Нуреев уже стал одним из главных мифов ХХ века. Он стал им как избранный исполнитель того искусства, которое само умирает и убивает своего лучшего представителя. Показательна первая часть спектакля, где все время меняют портреты в балетном училище – Николая на Ленина, Ленина на Сталина, Сталина на Хрущева. Вроде бы это всего лишь милая деталь, а на самом деле она дико, невероятно важна. Балет – искусство вне времени, вне политики, вне конъюнктуры, но нет, нет, увы! – говорит режиссер Серебренников. Балет сам был сердцевиной этого строя, а не только его лицом, именно в силу своей вязкой, невозможной, давящей консервативности. Изменения строя невозможны без изменения мозгов, без изменения самых неприкасаемых, самых священных зон традиционной цивилизации. Это, конечно, трудно принять, но спектакль именно в этом особенно убедителен.

Не хочу сказать, что у меня к спектаклю нет претензий.

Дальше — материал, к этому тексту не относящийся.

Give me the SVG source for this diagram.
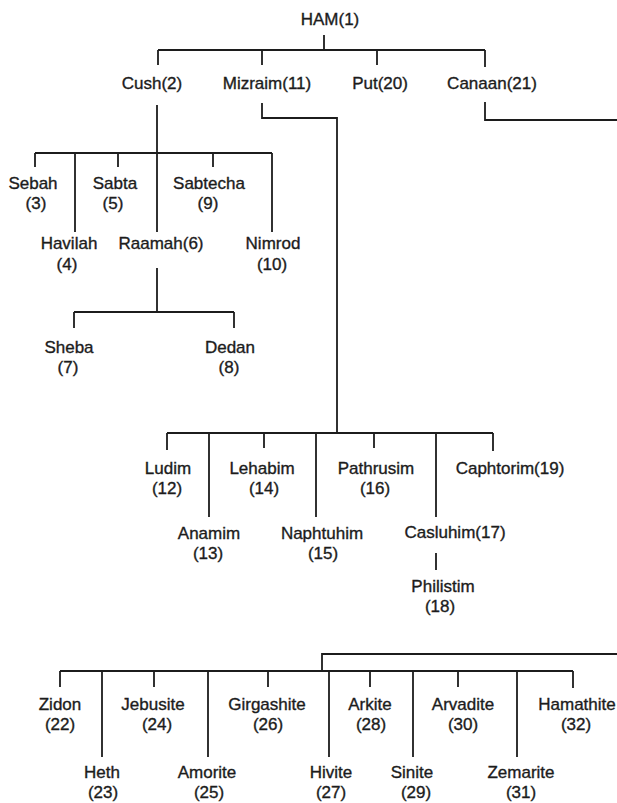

Они есть. Однако высказывание не просто состоялось, оно временами оглушительно. Как и во всех своих спектаклях, Серебренников предлагает массу вариантов, загадок, вопросов – и что-то одно непременно в тебя выстреливает, сражая наповал.

Останется в истории спектакль и по другой причине – по невероятной абсурдности самой жизненной ситуации, когда зал, стоя, бурно аплодирует режиссеру, который находится под следствием и которого ожидает тюрьма. По сути, это продолжение того же самого разговора о балете – Серебренников сам оказался в роли Нуреева. Сам себе напророчил эту судьбу. Поразительная вещь.

В связи с этим мне вспомнился исторический анекдот, рассказанный Радзинским в его цикле на канале ОРТ (было такое время и был такой канал). Когда-то Радзинский поставил в Маяковке свою пьесу про Сократа, а на премьеру пригласили Сахарова. Пригласили отнюдь не случайно. Увидев академика, все партийные бонзы, что были в зале, повставали со своих мест, стали расшаркиваться, жать ручки, называть Андреем Дмитриевичем, свидетельствовать почтение. Демонстрировать свою причастность...

А через пару, что ли, лет Сахарова сослали в Горький, где он чуть не умер в результате голодовки.